My other most striking ballade is No. 2 and this for Brahms’ finest lyricism in the set. His opening Andante melody is worthy of Schubert. Warm and tenderly flowing, it could be a lullaby. Generously supplied with arpeggios, Vogt adds some more not in the Henle Neue Ausgabe Sämtlicher Werke edition I’m following and omits some that are, but I can accept this is a personal thing as the mood Vogt creates seems to me perfect. And worth unpacking. Brahms begins with an introductory phrase, not really a melodic one but reaching smoothly to the heavens in two leaps of a sixth. The first melody phrase descends comfortably, a second one gently undulates and is repeated, while the third phrase in repetition serenely tops even the introduction’s ascent. Now the second strain, where the mastery comes: a troubled descent in B minor with a leaping response, revived in repetition with a key change to B major; then a phrase of ardent determination, very Schubert-like (tr. 5, 0:52), C major repeated in D major, then the same final phrase and topping repeat of the first strain which then repeats again ever higher into the stratosphere to stay on Cloud Nine. Vogt floats all this beautifully. The central Allegro section (1:30) has for its driving force a motif of four staccato quavers and a minim.

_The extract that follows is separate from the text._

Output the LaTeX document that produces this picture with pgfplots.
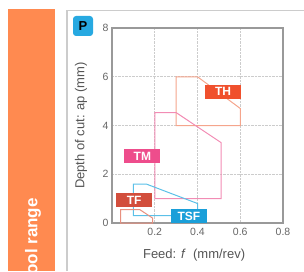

This gives way finally to staccato crotchets with appoggiaturas, the rhythm which settles for the second part of this section marked molto staccato e leggiero (2:08) which broadens out eventually to semibreve chords in the right hand and a staccato four-quaver motif in the left as a transition to the return of the motif and the opening of this central section and its other parts presented briefly and more gutsily. For me Vogt is a little too gentle in the opening of this section, yet could be wispier in the second part. After this the lullaby returns in full, it seems with more intensity, at least in Vogt’s playing. In the coda right-hand arpeggiated semibreve chords blend with a left-hand recall of the resonance of the melody, like autumn looking back at summer, low tessitura so, as in Ballade 1, there’s a subterranean journey, but this time to suggest unfathomable beauty.

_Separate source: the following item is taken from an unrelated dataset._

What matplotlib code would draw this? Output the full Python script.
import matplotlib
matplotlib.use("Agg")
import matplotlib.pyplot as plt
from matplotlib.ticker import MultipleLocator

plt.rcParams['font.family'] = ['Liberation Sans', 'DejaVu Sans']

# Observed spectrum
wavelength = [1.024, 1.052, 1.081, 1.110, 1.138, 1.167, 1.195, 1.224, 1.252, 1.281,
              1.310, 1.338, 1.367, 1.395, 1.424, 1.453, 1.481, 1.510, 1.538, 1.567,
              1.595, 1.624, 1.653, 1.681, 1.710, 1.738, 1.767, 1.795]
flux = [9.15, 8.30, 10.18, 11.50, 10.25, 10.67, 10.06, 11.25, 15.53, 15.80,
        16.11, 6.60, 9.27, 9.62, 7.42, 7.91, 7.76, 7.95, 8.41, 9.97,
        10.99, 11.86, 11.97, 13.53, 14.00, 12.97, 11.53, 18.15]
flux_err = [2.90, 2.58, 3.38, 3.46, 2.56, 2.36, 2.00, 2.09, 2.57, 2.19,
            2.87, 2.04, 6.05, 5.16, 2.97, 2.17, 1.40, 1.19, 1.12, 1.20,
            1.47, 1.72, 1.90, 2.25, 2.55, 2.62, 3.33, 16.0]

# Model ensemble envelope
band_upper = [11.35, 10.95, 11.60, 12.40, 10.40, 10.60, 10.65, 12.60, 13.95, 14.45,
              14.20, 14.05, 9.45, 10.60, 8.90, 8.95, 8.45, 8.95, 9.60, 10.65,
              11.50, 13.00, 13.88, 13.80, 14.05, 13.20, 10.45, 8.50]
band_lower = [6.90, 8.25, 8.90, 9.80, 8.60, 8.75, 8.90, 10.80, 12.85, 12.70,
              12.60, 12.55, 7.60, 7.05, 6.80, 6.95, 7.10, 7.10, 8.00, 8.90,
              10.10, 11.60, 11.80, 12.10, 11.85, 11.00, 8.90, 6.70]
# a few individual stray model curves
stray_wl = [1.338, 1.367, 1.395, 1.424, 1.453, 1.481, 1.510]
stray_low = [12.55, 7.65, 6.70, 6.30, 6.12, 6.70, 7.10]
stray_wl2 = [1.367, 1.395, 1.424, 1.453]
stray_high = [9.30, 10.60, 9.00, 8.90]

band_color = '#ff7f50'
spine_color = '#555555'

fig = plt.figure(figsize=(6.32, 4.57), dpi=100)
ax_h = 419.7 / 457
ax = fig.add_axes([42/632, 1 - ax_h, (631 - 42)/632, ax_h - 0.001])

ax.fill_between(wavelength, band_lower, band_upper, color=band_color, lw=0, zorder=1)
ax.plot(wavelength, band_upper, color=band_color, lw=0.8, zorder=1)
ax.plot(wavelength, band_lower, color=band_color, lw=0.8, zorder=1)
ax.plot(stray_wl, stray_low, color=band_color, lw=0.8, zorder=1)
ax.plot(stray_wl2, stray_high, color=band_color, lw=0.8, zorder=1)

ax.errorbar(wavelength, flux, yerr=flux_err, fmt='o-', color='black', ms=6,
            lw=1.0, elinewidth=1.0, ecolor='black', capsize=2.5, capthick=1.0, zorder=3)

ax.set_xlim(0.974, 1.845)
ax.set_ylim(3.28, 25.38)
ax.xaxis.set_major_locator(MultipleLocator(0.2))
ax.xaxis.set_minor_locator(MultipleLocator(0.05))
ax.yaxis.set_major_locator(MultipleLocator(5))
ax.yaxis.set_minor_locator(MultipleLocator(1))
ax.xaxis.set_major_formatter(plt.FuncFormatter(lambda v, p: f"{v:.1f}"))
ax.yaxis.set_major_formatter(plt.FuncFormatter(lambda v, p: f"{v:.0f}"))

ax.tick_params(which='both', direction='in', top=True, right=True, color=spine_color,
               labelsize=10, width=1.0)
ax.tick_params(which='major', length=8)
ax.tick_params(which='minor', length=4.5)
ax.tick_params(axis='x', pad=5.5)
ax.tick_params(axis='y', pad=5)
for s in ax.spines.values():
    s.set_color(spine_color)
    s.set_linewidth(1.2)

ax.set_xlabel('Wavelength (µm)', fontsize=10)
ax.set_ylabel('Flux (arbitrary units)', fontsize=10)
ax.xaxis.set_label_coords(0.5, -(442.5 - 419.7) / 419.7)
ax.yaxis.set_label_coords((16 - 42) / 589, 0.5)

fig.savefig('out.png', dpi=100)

Feltsman, timing Ballade No. 2 at 7:03 to Vogt’s 6:30, is more relaxed in its opening melody, gently savouring the experience playing the arpeggios as marked, not quite floating like Vogt but with the Schubertian ardour a little more earnest. I prefer Feltsman’s treatment of the central section. He gives it more weight, a grim sense of purpose and contrasts its parts better. The second part is jocular, not really light but works well enough firmly phrased. Feltsman doesn’t play the arpeggios in the first phrase of the return of the first section, probably because they aren’t marked the first time. In the coda he brings sharper definition to the reminiscence of the opening melody deep in the left hand.